** OBJECTIVE **
Return, without pictures, the lines from the start of the data through the one that contains "(0,0) rectangle (600,438);".

** SOURCE MATERIAL **
┄┄┄┄┄┄┄┄┄┄┄┄┄┄┄┄┄┄┄┄

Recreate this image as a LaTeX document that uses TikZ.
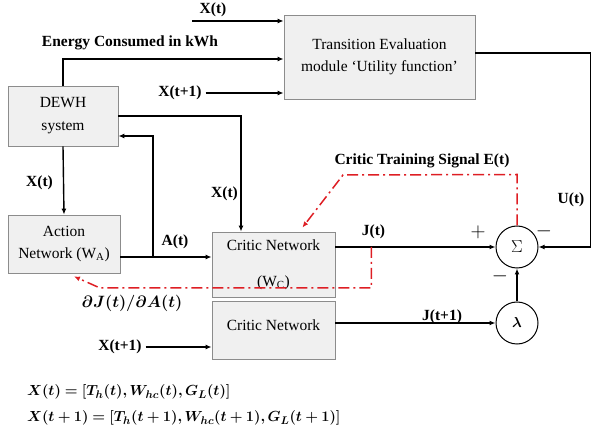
\documentclass[tikz,border=0pt]{standalone}
\usepackage{amsmath,bm}
\usepackage{fontspec}
\setmainfont{Liberation Serif}
\usetikzlibrary{arrows.meta}
\definecolor{sigred}{RGB}{222,30,36}
\definecolor{boxfill}{RGB}{240,240,240}
\definecolor{boxline}{RGB}{140,140,140}
\begin{document}
\begin{tikzpicture}[x=1pt,y=-1pt,line width=1.4pt,
        every node/.style={font=\fontsize{15.5}{18}\selectfont},
        box/.style={draw=boxline,line width=0.8pt,fill=boxfill,align=center,inner sep=0pt},
        arr/.style={-{Latex[length=6pt,width=5pt]}},
        lbl/.style={font=\fontsize{15.5}{18}\selectfont\bfseries},
        sgn/.style={font=\fontsize{21}{24}\selectfont},
        sig/.style={draw=sigred,line width=1.5pt,dash pattern=on 11pt off 4pt on 2pt off 4pt,-{Latex[length=6pt,width=5pt]}}]
        \useasboundingbox (0,0) rectangle (600,438);
        
        \node[box,minimum width=191pt,minimum height=84pt] (TE) at (379.5,57) {Transition Evaluation\\[4pt]module `Utility function'};
        \node[box,minimum width=110pt,minimum height=60pt] (DW) at (63,116) {DEWH\\[5pt]system};
        \node[box,minimum width=112pt,minimum height=58pt] (AN) at (64,244) {Action\\[4pt]Network (W\textsubscript{A})};
        \node[box,minimum width=123pt,minimum height=65pt] (CN1) at (273.5,264.5) {Critic Network\\[18pt](W\textsubscript{C})};
        \node[box,minimum width=123pt,minimum height=58pt] (CN2) at (273.5,330) {Critic Network\\[-8pt]\mbox{}};
        \node[draw,circle,minimum size=42pt,inner sep=0pt,line width=1pt,font=\fontsize{19}{22}\selectfont] (S) at (517,247) {$\Sigma$};
        \node[draw,circle,minimum size=42pt,inner sep=0pt,line width=1pt,font=\fontsize{15.5}{18}\selectfont] (L) at (517,323) {$\bm{\lambda}$};
        
        \coordinate (X1) at (192,21);
        \coordinate (AJ) at (153,257);
        \node[lbl] (X2) at (213,10) {X(t)};
        \node[lbl] (E1) at (130,43) {Energy Consumed in kWh};
        \node[lbl] (X3) at (180,93) {X(t+1)};
        \node[lbl] (X4) at (39.5,183) {X(t)};
        \node[lbl] (X6) at (224.5,194) {X(t)};
        \node[lbl] (A1) at (175,242) {A(t)};
        \node[lbl] (X5) at (120,347) {X(t+1)};
        \node[lbl] (J1) at (373.5,232) {J(t)};
        \node[lbl] (J2) at (442,317) {J(t+1)};
        \node[lbl] (U1) at (571,200) {U(t)};
        \node[lbl] (E2) at (422,161) {Critic Training Signal E(t)};
        \node[font=\fontsize{17.5}{20}\selectfont,scale=0.95] (D1) at (132,303) {$\boldsymbol{\partial J(t)/\partial A(t)}$};
        \node[sgn] (P1) at (478,232) {$+$};
        \node[sgn] (M1) at (544,231) {$-$};
        \node[sgn] (M2) at (500,276) {$-$};
        
        \draw[arr] (X1) -- (X1 -| TE.west);
        \draw[arr] (DW.north) |- (TE.west |- 0,59);
        \draw[arr] (X3.east) -- (X3 -| TE.west);
        \draw[arr] (DW.east) -| ([xshift=-32.5pt]CN1.north);
        \draw[arr] (DW.south) -- (AN.north);
        \draw[arr] ([yshift=-13pt]AN.east) -- (AJ -| CN1.west);
        \draw[arr] (AJ) |- ([yshift=-20pt]DW.east);
        \draw[arr] (X5.east) -- (X5 -| CN2.west);
        \draw[arr] (CN1.east |- S) -- (S.west);
        \draw[arr] (CN2.east |- L) -- (L.west);
        \draw[arr] (L.north) -- (S.south);
        \draw[arr] ([yshift=4pt]TE.east) -- ++(115,0) |- (S.east);
        
        \draw[sig] (S.north) -- ++(0,-51) -- (343,175) -- ([xshift=-33pt,yshift=4pt]CN1.north east);
        \draw[sig] ([xshift=36pt]CN1.east |- S.west) -- ++(0,41) -- (100,288) -- ([xshift=10pt,yshift=-3pt]AN.south);
        
        \node[anchor=west,scale=1.015] (Q1) at (23,392) {$\boldsymbol{X(t) = [T_h(t), W_{hc}(t), G_L(t)]}$};
        \node[anchor=west,scale=1.015] (Q2) at (23,418) {$\boldsymbol{X(t+1) = [T_h(t+1), W_{hc}(t+1), G_L(t+1)]}$};
    \end{tikzpicture}
\end{document}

┄┄┄┄┄┄┄┄┄┄┄┄┄┄┄┄┄┄┄┄

** ANSWER TO THE PROBLEM **
Recreate this image as a LaTeX document that uses TikZ.
\documentclass[tikz,border=0pt]{standalone}
\usepackage{amsmath,bm}
\usepackage{fontspec}
\setmainfont{Liberation Serif}
\usetikzlibrary{arrows.meta}
\definecolor{sigred}{RGB}{222,30,36}
\definecolor{boxfill}{RGB}{240,240,240}
\definecolor{boxline}{RGB}{140,140,140}
\begin{document}
\begin{tikzpicture}[x=1pt,y=-1pt,line width=1.4pt,
        every node/.style={font=\fontsize{15.5}{18}\selectfont},
        box/.style={draw=boxline,line width=0.8pt,fill=boxfill,align=center,inner sep=0pt},
        arr/.style={-{Latex[length=6pt,width=5pt]}},
        lbl/.style={font=\fontsize{15.5}{18}\selectfont\bfseries},
        sgn/.style={font=\fontsize{21}{24}\selectfont},
        sig/.style={draw=sigred,line width=1.5pt,dash pattern=on 11pt off 4pt on 2pt off 4pt,-{Latex[length=6pt,width=5pt]}}]
        \useasboundingbox (0,0) rectangle (600,438);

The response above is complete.